Мне показалось, что я вижу невольника, в руки которого в древнем цирке передавали убитых гладиаторов – и ему передают жертву этого громадного цирка, современного общества.
Нас заставляют долго ждать, пока не отворят другую дверь, и в продолжение этих минут все наше мужество уходит от нас, как вытекает, капля за каплей, кровь раненого, силящегося устоять на ногах. Страх перед тем, что мы вот-вот увидим, перед раздирающим сердце зрелищем, будущим отыскиванием трупа среди других трупов и рассматриванием этого бедного лица, вероятнее всего обезображенного, – всё это заставило нас трусить, как малых детей. Истощились наши силы, наша решимость, нервы напряглись до крайности, и, когда дверь отворилась, мы пробормотали: «Мы кого-нибудь пришлем» – и бежали.
Оттуда мы поехали в мэрию – в карете, каждый толчок которой отдавался в наших головах, как в пустом помещении. И невольный ужас охватил нас при мысли об этой смерти в больнице, смерти, которая тут лишь происшествие, предусмотренное внутренним регламентом, не более чем обычная административная формальность. Можно подумать, что в этом приюте агоний все так устроено, так налажено и так распределено, что умирают тут тоже по расписанию, и кажется мне теперь, что сама смерть открыла здесь свою контору.
В то время как нам выдают свидетельство о смерти – сколько бумаги, боже мой, исписанной и помеченной графами, из-за смерти одного бедняка! – врывается из соседней залы мужчина, радостный, восхищенный, чтобы отыскать на стенном календаре имя сегодняшнего святого и назвать им своего новорожденного.
Пробегая мимо, счастливый отец полами своего сюртука задевает нашу бумагу.
Вернувшись домой, нам еще нужно просмотреть ее бумаги, заставить себя собрать ее тряпки, разобраться в хаосе вещей, склянок, белья, оставшемся после болезни… Одним словом, рыться в смерти. Ужасно было вернуться в эту мансарду, где в неоправленной еще постели виднелись крошки хлеба от последнего ее обеда.
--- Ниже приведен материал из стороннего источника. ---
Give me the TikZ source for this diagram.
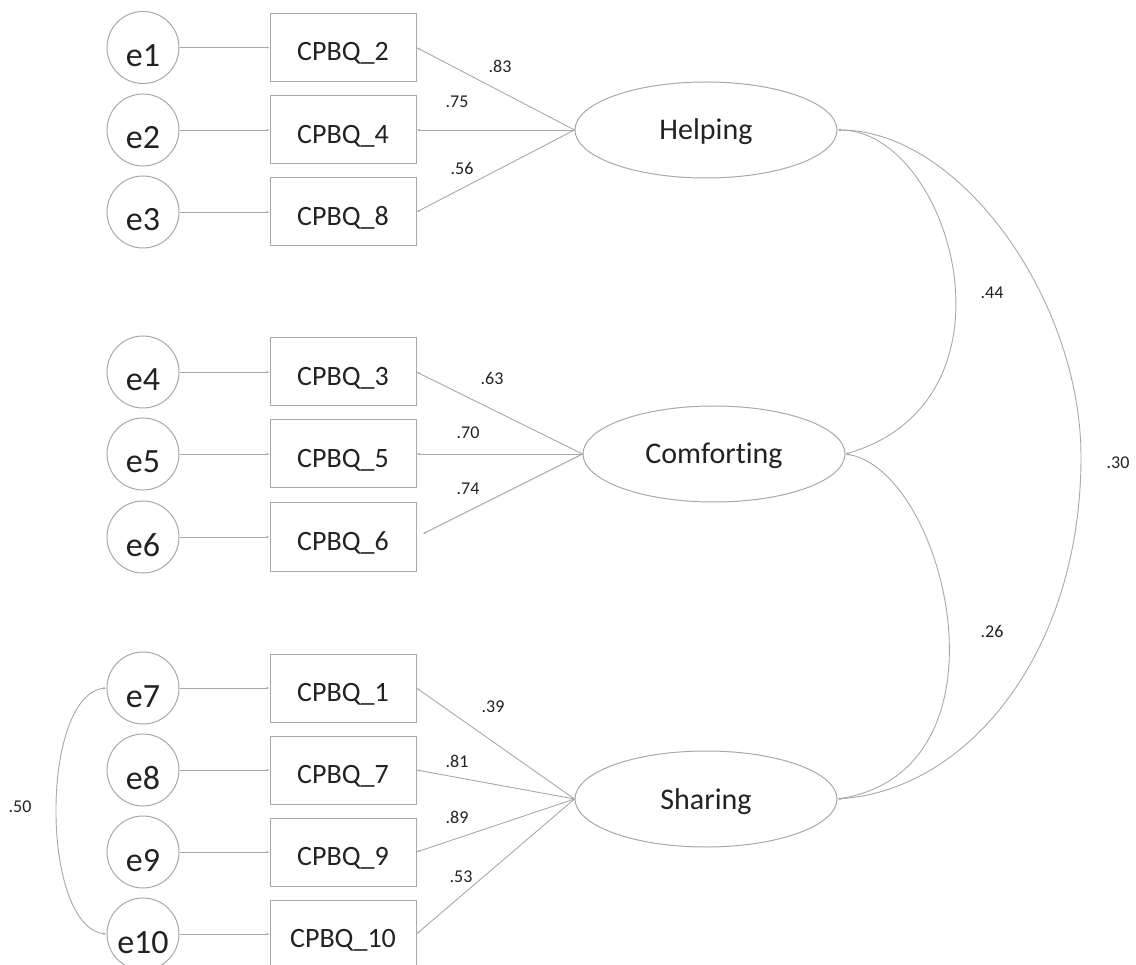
\documentclass[tikz,border=0pt]{standalone}
\usepackage{fontspec}
\setmainfont{Carlito}[Ligatures=NoCommon]
\usetikzlibrary{arrows.meta,shapes.geometric}
\definecolor{edge}{HTML}{A8A8A8}
\definecolor{ink}{HTML}{222222}
\begin{document}
\begin{tikzpicture}[x=1pt,y=-1pt,
  err/.style={circle,draw=edge,line width=1pt,minimum size=72pt,inner sep=0pt,
    font=\fontsize{34}{34}\selectfont,text=ink,text height=38pt,text depth=0pt},
  item/.style={rectangle,draw=edge,line width=1pt,minimum width=146pt,minimum height=68pt,
    inner sep=0pt,font=\fontsize{28}{28}\selectfont,text=ink,text height=27pt,text depth=0pt},
  latent/.style={ellipse,draw=edge,line width=1pt,minimum width=262pt,minimum height=96pt,
    inner sep=0pt,font=\fontsize{30}{30}\selectfont,text=ink,text height=20pt,text depth=0pt},
  tip/.tip={Latex[length=3pt,width=2.4pt]},
  link/.style={draw=edge,line width=0.9pt,-tip},
  cov/.style={draw=edge,line width=0.9pt,tip-tip},
  coef/.style={font=\fontsize{18}{18}\selectfont,text=ink,inner sep=0pt}]
\useasboundingbox (0,0) rectangle (1136,965);

% error terms
\node[err] (e1)  at (143,47.5) {e1};
\node[err] (e2)  at (143,130)  {e2};
\node[err] (e3)  at (143,212)  {e3};
\node[err] (e4)  at (143,372)  {e4};
\node[err] (e5)  at (143,454)  {e5};
\node[err] (e6)  at (143,537)  {e6};
\node[err] (e7)  at (143,688)  {e7};
\node[err] (e8)  at (143,770)  {e8};
\node[err] (e9)  at (143,852)  {e9};
\node[err] (e10) at (143,934)  {e10};

% observed items
\node[item] (q2)  at (343,47.5) {CPBQ\_2};
\node[item] (q4)  at (343,130)  {CPBQ\_4};
\node[item] (q8)  at (343,212)  {CPBQ\_8};
\node[item] (q3)  at (343,372)  {CPBQ\_3};
\node[item] (q5)  at (343,454)  {CPBQ\_5};
\node[item] (q6)  at (343,537)  {CPBQ\_6};
\node[item] (q1)  at (343,688)  {CPBQ\_1};
\node[item] (q7)  at (343,770)  {CPBQ\_7};
\node[item] (q9)  at (343,852)  {CPBQ\_9};
\node[item] (q10) at (343,934)  {CPBQ\_10};

% latent factors
\node[latent] (help)  at (706,130) {Helping};
\node[latent] (comf)  at (714,454) {Comforting};
\node[latent] (share) at (706,799) {Sharing};

% error paths
\foreach \e/\q in {e1/q2,e2/q4,e3/q8,e4/q3,e5/q5,e6/q6,e7/q1,e8/q7,e9/q9,e10/q10}
  \draw[link] (\e) -- (\q);

% factor loadings
\draw[link] (help.west) -- (q2.east);
\draw[link] (help.west) -- (q4.east);
\draw[link] (help.west) -- (q8.east);
\draw[link] (comf.west) -- (q3.east);
\draw[link] (comf.west) -- (q5.east);
\draw[link,shorten >=7pt] (comf.west) -- (q6.east);
\draw[link] (share.west) -- (q1.east);
\draw[link] (share.west) -- (q7.east);
\draw[link] (share.west) -- (q9.east);
\draw[link] (share.west) -- (q10.east);

\node[coef] (l83) at (500,66)  {.83};
\node[coef] (l75) at (457,102) {.75};
\node[coef] (l56) at (462,168) {.56};
\node[coef] (l63) at (492,378) {.63};
\node[coef] (l70) at (468,433) {.70};
\node[coef] (l74) at (468,489) {.74};
\node[coef] (l39) at (493,707) {.39};
\node[coef] (l81) at (457,761) {.81};
\node[coef] (l89) at (457,817) {.89};
\node[coef] (l53) at (461,877) {.53};

% factor covariances
\draw[cov] (help.east) .. controls (950,130) and (1030,400) .. (comf.east);
\draw[cov] (comf.east) .. controls (945,470) and (1020,770) .. (share.east);
\draw[cov] (help.east) .. controls (960,130) and (1081,300) .. (1081,457)
  .. controls (1081,650) and (970,790) .. (share.east);
\node[coef] (c44) at (992,293)  {.44};
\node[coef] (c26) at (992,631)  {.26};
\node[coef] (c30) at (1118,463) {.30};

% residual covariance
\draw[cov] (e7.west) .. controls (40,695) and (40,926) .. (e10.west);
\node[coef] (c50) at (20,807) {.50};
\end{tikzpicture}
\end{document}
Я накинул на тюфяк одеяло, как покров на тело покойника.
Стоя в часовне за мною, плачет племянница Розы, девочка, некоторое время жившая у нас вместе с нею. Ей теперь девятнадцать лет. Она воспитывалась в монастыре: бедная девочка, поблекшая, бледненькая, рахитичная, с узловатыми от бедности руками, с головой слишком большой для ее тела, с искривленным туловищем – печальный обломок всей этой чахоточной семьи, поджидаемый смертью и теперь уже отмеченный ею: в ее кротких глазах светится неземное мерцание.
Из часовни до конца кладбища Монмартр – раскинувшегося как подземный город и занимающего целый квартал – медленное, бесконечное шествие по грязи. И вот, наконец, пение священников, и могильщики с усилием опускают в яму гроб на веревках.
Наконец сегодня утром я собираюсь с силами и снова вижу больницу, и сторожа, красномордого, толстого, от которого так и несет жизнью, как от других несет вином. Снова вижу коридоры, где утренние лучи отражаются в бледной улыбке выздоравливающих…
В далеком углу я звоню у двери, завешенной белой занавеской. Отворяют, и вот я в приемной. Между окон, на столике, напоминающем алтарь, помещается статуэтка Богоматери. На стенах холодной и неуютной комнаты висят – не понимаю, по какому случаю, – два вида Везувия в рамках, несчастные акварели, которые как будто зябнут и чувствуют себя не на месте. В дверь, отпертую позади меня, из маленькой комнатки, залитой солнечным светом, доносится болтовня сестер и детей, молодые радости, добрые, веселые смешки, свежие звуки и возгласы – шум оживленной солнцем голубятни…
Монахини в белом, в черных чепцах, входят и проходят мимо меня; одна останавливается перед моим стулом. Она невысокого роста, дурно сложена, некрасива, но в ее глазах светится нежность. Она присматривает за палатой св. Иосифа, где лежала Роза. Она рассказывает мне, что Роза умерла почти без страданий, чувствуя себя лучше, чуть ли не вполне здоровой, исполненной облегчения и надежды.